Figure scripts
◇ ◇ ◇ ◇
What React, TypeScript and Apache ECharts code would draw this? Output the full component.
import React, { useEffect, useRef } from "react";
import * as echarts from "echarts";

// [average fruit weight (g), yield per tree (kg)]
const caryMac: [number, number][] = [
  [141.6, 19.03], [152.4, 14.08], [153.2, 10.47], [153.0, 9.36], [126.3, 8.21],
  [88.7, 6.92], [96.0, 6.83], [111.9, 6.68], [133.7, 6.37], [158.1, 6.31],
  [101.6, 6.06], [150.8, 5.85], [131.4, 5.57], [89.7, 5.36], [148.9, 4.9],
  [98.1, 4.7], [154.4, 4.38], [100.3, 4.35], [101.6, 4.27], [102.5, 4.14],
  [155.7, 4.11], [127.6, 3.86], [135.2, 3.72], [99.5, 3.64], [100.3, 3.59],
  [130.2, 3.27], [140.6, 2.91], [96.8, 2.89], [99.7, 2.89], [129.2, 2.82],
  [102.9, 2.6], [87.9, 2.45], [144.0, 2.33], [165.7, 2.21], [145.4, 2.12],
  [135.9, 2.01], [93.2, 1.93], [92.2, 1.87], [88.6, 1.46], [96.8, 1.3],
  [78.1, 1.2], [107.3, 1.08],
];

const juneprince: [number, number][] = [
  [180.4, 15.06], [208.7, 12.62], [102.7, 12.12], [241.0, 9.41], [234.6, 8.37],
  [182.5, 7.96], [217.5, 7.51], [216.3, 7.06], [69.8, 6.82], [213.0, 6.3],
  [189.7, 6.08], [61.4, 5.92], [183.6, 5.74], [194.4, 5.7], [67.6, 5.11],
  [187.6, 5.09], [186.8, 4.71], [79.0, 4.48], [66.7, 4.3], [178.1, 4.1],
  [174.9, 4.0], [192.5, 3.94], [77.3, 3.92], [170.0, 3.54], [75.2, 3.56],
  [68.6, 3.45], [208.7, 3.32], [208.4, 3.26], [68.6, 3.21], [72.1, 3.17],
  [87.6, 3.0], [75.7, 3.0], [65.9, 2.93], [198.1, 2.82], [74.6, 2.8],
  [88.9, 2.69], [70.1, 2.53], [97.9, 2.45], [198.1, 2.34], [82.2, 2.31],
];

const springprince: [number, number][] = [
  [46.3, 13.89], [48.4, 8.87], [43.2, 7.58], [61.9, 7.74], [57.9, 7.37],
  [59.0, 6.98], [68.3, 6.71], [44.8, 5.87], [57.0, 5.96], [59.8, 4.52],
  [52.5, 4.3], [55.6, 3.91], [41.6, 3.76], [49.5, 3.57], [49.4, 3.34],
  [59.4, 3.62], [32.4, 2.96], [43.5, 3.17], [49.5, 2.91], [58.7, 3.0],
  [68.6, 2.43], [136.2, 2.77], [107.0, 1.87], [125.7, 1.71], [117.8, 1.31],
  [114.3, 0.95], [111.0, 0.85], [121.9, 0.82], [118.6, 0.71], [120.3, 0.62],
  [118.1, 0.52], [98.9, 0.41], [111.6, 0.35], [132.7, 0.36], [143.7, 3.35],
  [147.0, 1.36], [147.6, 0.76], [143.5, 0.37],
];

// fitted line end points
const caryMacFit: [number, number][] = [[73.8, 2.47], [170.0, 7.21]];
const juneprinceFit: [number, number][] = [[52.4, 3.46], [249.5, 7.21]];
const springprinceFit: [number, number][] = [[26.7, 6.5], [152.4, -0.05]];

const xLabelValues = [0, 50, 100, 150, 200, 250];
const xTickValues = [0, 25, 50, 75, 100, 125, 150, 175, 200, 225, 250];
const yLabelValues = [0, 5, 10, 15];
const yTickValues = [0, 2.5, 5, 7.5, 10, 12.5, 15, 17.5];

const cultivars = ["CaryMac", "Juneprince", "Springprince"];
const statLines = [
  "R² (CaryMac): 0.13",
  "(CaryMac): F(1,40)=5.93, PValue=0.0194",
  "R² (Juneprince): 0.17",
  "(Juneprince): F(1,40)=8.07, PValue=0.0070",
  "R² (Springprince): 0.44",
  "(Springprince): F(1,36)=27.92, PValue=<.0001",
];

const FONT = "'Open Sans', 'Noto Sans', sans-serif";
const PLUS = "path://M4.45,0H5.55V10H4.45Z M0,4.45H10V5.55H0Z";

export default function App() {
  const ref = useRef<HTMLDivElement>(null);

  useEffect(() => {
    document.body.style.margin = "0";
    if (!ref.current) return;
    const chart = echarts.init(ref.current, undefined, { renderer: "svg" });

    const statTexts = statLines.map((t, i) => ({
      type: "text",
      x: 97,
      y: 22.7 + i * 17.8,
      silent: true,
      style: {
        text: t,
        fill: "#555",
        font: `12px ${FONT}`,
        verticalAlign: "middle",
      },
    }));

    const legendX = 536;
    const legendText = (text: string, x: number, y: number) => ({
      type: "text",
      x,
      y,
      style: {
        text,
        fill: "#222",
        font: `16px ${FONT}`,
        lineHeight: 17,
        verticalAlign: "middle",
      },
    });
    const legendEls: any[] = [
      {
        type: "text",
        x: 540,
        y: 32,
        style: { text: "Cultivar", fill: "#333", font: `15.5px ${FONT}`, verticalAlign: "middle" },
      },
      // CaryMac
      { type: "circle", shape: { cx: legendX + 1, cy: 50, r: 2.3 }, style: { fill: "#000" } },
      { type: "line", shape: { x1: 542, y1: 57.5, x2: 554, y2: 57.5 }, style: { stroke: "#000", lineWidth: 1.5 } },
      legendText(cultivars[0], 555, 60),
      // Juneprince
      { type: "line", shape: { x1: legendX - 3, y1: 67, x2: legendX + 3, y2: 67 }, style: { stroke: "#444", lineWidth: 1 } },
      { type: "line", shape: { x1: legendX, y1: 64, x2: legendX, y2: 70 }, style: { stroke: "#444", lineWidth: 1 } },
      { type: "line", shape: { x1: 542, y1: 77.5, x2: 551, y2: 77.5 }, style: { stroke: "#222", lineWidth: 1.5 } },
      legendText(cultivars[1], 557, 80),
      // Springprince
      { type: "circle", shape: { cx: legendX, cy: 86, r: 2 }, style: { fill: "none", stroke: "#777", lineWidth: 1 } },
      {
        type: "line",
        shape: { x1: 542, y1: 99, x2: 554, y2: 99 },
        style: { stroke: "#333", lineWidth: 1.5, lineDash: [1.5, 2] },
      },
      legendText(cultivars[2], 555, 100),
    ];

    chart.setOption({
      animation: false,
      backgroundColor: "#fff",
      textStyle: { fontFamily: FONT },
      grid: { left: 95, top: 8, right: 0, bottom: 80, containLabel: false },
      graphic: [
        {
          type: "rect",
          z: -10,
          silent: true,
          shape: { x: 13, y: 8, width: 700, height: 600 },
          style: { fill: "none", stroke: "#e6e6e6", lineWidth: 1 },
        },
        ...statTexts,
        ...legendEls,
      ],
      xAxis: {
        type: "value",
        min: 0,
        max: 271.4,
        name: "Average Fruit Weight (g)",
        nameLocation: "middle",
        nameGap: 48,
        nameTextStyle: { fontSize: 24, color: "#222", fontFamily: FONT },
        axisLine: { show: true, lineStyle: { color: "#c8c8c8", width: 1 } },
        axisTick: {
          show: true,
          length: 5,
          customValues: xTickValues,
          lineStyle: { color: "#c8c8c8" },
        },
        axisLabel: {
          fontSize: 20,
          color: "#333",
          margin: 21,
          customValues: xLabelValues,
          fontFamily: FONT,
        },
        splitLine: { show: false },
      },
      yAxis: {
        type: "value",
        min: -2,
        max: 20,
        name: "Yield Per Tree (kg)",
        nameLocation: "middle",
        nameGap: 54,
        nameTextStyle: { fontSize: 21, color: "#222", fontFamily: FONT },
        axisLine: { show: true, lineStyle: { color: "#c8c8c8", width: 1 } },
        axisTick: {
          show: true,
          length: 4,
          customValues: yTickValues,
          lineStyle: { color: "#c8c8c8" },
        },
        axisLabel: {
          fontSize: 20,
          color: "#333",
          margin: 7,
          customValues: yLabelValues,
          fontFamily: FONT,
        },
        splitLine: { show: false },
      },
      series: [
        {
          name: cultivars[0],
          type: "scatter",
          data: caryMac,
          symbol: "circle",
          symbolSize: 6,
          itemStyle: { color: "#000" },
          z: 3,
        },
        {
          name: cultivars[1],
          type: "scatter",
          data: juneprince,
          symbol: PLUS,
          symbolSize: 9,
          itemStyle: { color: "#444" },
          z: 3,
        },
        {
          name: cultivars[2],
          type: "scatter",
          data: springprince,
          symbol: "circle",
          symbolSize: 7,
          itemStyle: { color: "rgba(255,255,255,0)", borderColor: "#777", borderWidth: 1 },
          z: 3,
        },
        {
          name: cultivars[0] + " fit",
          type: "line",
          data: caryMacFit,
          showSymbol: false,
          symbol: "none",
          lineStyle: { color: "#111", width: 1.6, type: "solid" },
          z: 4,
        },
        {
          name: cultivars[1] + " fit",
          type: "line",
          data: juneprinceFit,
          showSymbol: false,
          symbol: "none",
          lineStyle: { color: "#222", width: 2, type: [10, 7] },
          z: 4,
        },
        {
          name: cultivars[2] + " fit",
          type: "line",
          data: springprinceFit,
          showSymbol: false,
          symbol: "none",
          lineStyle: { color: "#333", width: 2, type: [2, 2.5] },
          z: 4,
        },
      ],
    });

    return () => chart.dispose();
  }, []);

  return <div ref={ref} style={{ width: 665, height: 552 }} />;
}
◇ ◇ ◇ ◇
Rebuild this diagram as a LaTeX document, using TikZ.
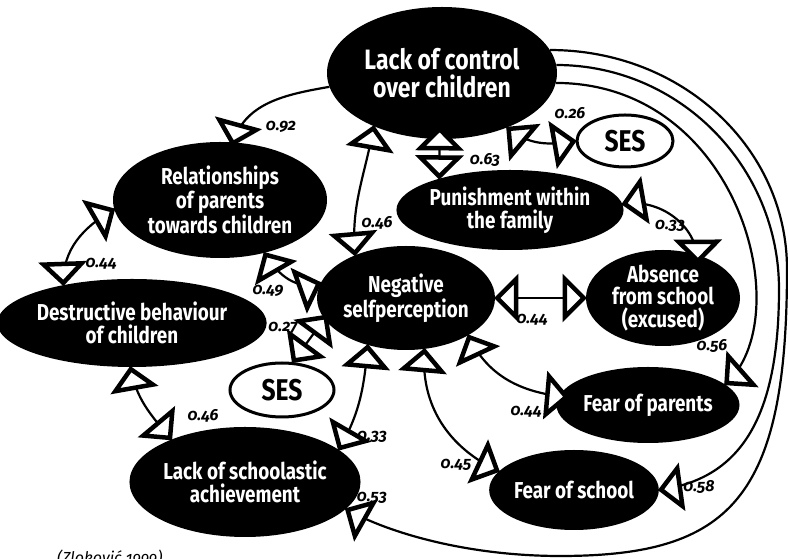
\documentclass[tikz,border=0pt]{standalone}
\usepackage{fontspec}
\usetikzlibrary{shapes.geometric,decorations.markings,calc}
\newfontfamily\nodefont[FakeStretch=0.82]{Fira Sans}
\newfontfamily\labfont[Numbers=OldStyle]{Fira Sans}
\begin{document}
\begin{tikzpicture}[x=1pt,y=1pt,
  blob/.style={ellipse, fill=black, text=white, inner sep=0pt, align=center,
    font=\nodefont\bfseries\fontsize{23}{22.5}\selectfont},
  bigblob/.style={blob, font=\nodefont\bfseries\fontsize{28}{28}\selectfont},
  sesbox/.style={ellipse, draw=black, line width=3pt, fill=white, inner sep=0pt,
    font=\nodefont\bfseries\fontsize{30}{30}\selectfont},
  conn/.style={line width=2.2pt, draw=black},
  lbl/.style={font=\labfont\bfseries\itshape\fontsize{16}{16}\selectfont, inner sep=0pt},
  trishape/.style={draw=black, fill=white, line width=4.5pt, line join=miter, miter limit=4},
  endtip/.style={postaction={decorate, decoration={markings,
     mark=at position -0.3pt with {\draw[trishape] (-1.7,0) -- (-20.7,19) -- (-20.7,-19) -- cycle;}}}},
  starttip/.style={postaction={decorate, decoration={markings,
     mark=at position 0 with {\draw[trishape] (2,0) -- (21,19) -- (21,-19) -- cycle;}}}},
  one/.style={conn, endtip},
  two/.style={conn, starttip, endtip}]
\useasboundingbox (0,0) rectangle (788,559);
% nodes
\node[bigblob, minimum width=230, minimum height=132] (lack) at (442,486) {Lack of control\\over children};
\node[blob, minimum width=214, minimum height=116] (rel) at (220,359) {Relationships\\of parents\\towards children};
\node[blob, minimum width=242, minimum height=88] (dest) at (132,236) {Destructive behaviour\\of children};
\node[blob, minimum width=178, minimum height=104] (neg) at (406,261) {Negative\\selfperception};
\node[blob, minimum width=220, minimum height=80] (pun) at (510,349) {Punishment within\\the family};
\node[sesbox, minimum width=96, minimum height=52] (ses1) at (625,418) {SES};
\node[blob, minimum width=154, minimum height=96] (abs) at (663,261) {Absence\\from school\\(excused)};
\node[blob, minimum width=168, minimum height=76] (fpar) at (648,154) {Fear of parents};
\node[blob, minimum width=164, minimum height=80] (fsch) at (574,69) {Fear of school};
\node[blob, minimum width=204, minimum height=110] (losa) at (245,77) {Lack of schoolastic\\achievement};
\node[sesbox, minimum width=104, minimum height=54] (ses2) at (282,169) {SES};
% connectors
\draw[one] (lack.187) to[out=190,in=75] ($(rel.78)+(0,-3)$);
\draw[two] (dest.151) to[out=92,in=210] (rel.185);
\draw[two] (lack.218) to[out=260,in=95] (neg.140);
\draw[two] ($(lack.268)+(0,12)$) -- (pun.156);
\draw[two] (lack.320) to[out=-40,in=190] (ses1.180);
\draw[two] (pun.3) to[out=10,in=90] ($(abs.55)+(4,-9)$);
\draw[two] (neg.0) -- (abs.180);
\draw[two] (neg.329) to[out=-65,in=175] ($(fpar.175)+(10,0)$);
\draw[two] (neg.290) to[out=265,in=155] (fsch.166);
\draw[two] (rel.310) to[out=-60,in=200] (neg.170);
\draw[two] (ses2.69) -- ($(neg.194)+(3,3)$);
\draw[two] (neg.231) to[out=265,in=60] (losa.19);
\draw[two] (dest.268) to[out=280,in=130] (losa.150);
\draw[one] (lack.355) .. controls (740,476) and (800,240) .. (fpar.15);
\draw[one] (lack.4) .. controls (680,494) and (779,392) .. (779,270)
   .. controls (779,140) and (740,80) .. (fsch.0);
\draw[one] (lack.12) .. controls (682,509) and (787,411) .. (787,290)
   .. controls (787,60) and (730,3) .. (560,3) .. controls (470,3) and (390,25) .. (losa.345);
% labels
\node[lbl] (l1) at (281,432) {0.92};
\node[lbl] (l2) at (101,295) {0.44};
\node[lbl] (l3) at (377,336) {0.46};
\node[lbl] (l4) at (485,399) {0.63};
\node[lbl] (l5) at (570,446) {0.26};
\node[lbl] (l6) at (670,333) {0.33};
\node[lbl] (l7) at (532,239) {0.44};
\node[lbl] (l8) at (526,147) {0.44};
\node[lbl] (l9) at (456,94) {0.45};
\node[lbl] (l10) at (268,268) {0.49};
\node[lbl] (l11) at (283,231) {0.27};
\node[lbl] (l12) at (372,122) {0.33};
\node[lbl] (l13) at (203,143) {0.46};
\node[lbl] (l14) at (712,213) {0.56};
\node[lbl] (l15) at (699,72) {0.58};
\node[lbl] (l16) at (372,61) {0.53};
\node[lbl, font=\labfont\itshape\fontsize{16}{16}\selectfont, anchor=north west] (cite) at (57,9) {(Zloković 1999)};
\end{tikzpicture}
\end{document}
◇ ◇ ◇ ◇
Take the line that contains "What React, TypeScript", the line that contains "import * as", and all lines between, and give them again exactly; include no other line.

What React, TypeScript and Apache ECharts code would draw this? Output the full component.
import React, { useEffect, useRef } from "react";
import * as echarts from "echarts";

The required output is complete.